--- Available data ---
-- BEGIN --
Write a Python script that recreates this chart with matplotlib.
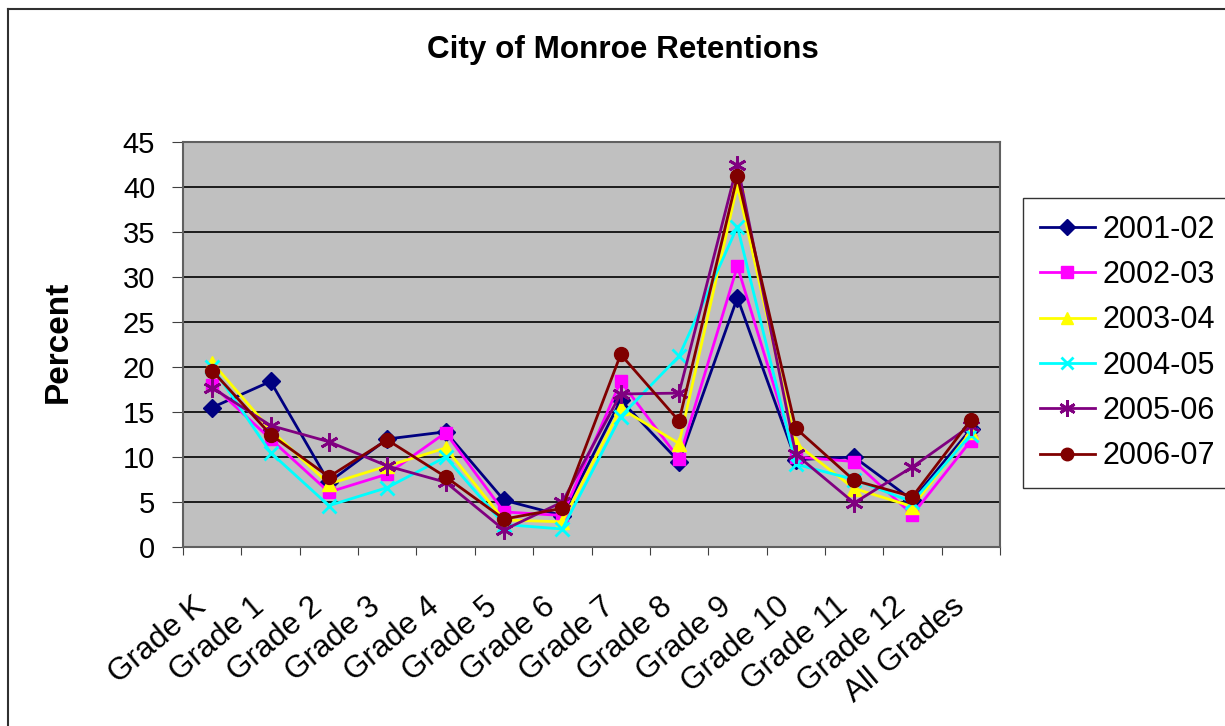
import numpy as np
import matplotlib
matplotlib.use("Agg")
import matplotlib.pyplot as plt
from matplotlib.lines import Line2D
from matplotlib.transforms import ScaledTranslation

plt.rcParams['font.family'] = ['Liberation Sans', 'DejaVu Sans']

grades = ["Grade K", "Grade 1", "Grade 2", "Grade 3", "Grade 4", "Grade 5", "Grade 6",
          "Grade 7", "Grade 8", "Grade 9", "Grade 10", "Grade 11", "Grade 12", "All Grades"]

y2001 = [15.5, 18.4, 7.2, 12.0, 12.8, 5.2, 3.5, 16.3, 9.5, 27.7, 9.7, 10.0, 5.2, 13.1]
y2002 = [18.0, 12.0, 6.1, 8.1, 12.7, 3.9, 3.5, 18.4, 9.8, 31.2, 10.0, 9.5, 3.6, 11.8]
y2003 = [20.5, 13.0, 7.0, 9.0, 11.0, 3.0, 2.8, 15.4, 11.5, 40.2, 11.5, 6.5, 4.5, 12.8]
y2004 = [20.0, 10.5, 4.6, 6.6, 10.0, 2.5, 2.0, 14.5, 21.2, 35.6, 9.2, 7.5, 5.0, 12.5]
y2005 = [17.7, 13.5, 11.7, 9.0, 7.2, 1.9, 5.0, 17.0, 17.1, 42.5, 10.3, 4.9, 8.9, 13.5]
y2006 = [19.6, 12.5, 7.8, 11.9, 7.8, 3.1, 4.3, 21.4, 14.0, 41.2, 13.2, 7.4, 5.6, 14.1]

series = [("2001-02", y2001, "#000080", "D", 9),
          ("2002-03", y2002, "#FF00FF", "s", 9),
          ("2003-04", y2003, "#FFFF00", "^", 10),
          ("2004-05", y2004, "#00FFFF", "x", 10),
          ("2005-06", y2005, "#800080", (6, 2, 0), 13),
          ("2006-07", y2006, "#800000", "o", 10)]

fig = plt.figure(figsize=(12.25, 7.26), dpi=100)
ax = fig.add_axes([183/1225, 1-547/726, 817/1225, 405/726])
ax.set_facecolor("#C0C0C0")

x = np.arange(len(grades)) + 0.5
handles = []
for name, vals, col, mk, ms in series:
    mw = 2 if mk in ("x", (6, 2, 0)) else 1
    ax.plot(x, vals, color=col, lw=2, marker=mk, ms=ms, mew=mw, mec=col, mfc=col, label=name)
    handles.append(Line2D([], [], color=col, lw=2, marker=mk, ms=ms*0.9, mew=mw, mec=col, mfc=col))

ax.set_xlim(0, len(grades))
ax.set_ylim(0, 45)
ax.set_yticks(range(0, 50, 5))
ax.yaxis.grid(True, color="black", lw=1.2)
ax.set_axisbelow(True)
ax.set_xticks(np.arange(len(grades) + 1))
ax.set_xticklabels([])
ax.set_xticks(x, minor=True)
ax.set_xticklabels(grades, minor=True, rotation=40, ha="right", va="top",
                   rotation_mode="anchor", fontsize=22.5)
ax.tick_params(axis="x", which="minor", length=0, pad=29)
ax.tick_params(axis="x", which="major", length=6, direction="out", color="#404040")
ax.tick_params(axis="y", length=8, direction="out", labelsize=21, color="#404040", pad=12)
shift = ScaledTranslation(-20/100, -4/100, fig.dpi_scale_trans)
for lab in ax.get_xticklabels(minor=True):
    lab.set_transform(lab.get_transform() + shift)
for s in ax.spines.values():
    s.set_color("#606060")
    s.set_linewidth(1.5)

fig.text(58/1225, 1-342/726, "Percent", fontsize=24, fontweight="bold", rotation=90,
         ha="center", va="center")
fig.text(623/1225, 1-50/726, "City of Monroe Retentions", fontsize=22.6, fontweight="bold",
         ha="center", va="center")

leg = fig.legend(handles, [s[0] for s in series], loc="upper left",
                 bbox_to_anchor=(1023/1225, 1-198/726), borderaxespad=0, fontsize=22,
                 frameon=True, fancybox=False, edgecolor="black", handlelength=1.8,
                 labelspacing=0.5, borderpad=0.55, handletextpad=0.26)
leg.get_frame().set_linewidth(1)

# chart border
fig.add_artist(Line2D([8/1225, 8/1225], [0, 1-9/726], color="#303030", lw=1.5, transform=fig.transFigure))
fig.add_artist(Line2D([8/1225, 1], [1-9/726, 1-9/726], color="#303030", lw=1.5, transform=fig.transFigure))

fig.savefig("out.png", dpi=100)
-- END --
--- Description of the task ---
Go through the listing above and quote it exactly, apart from its images.

--- Full solution ---
Write a Python script that recreates this chart with matplotlib.
import numpy as np
import matplotlib
matplotlib.use("Agg")
import matplotlib.pyplot as plt
from matplotlib.lines import Line2D
from matplotlib.transforms import ScaledTranslation

plt.rcParams['font.family'] = ['Liberation Sans', 'DejaVu Sans']

grades = ["Grade K", "Grade 1", "Grade 2", "Grade 3", "Grade 4", "Grade 5", "Grade 6",
          "Grade 7", "Grade 8", "Grade 9", "Grade 10", "Grade 11", "Grade 12", "All Grades"]

y2001 = [15.5, 18.4, 7.2, 12.0, 12.8, 5.2, 3.5, 16.3, 9.5, 27.7, 9.7, 10.0, 5.2, 13.1]
y2002 = [18.0, 12.0, 6.1, 8.1, 12.7, 3.9, 3.5, 18.4, 9.8, 31.2, 10.0, 9.5, 3.6, 11.8]
y2003 = [20.5, 13.0, 7.0, 9.0, 11.0, 3.0, 2.8, 15.4, 11.5, 40.2, 11.5, 6.5, 4.5, 12.8]
y2004 = [20.0, 10.5, 4.6, 6.6, 10.0, 2.5, 2.0, 14.5, 21.2, 35.6, 9.2, 7.5, 5.0, 12.5]
y2005 = [17.7, 13.5, 11.7, 9.0, 7.2, 1.9, 5.0, 17.0, 17.1, 42.5, 10.3, 4.9, 8.9, 13.5]
y2006 = [19.6, 12.5, 7.8, 11.9, 7.8, 3.1, 4.3, 21.4, 14.0, 41.2, 13.2, 7.4, 5.6, 14.1]

series = [("2001-02", y2001, "#000080", "D", 9),
          ("2002-03", y2002, "#FF00FF", "s", 9),
          ("2003-04", y2003, "#FFFF00", "^", 10),
          ("2004-05", y2004, "#00FFFF", "x", 10),
          ("2005-06", y2005, "#800080", (6, 2, 0), 13),
          ("2006-07", y2006, "#800000", "o", 10)]

fig = plt.figure(figsize=(12.25, 7.26), dpi=100)
ax = fig.add_axes([183/1225, 1-547/726, 817/1225, 405/726])
ax.set_facecolor("#C0C0C0")

x = np.arange(len(grades)) + 0.5
handles = []
for name, vals, col, mk, ms in series:
    mw = 2 if mk in ("x", (6, 2, 0)) else 1
    ax.plot(x, vals, color=col, lw=2, marker=mk, ms=ms, mew=mw, mec=col, mfc=col, label=name)
    handles.append(Line2D([], [], color=col, lw=2, marker=mk, ms=ms*0.9, mew=mw, mec=col, mfc=col))

ax.set_xlim(0, len(grades))
ax.set_ylim(0, 45)
ax.set_yticks(range(0, 50, 5))
ax.yaxis.grid(True, color="black", lw=1.2)
ax.set_axisbelow(True)
ax.set_xticks(np.arange(len(grades) + 1))
ax.set_xticklabels([])
ax.set_xticks(x, minor=True)
ax.set_xticklabels(grades, minor=True, rotation=40, ha="right", va="top",
                   rotation_mode="anchor", fontsize=22.5)
ax.tick_params(axis="x", which="minor", length=0, pad=29)
ax.tick_params(axis="x", which="major", length=6, direction="out", color="#404040")
ax.tick_params(axis="y", length=8, direction="out", labelsize=21, color="#404040", pad=12)
shift = ScaledTranslation(-20/100, -4/100, fig.dpi_scale_trans)
for lab in ax.get_xticklabels(minor=True):
    lab.set_transform(lab.get_transform() + shift)
for s in ax.spines.values():
    s.set_color("#606060")
    s.set_linewidth(1.5)

fig.text(58/1225, 1-342/726, "Percent", fontsize=24, fontweight="bold", rotation=90,
         ha="center", va="center")
fig.text(623/1225, 1-50/726, "City of Monroe Retentions", fontsize=22.6, fontweight="bold",
         ha="center", va="center")

leg = fig.legend(handles, [s[0] for s in series], loc="upper left",
                 bbox_to_anchor=(1023/1225, 1-198/726), borderaxespad=0, fontsize=22,
                 frameon=True, fancybox=False, edgecolor="black", handlelength=1.8,
                 labelspacing=0.5, borderpad=0.55, handletextpad=0.26)
leg.get_frame().set_linewidth(1)

# chart border
fig.add_artist(Line2D([8/1225, 8/1225], [0, 1-9/726], color="#303030", lw=1.5, transform=fig.transFigure))
fig.add_artist(Line2D([8/1225, 1], [1-9/726, 1-9/726], color="#303030", lw=1.5, transform=fig.transFigure))

fig.savefig("out.png", dpi=100)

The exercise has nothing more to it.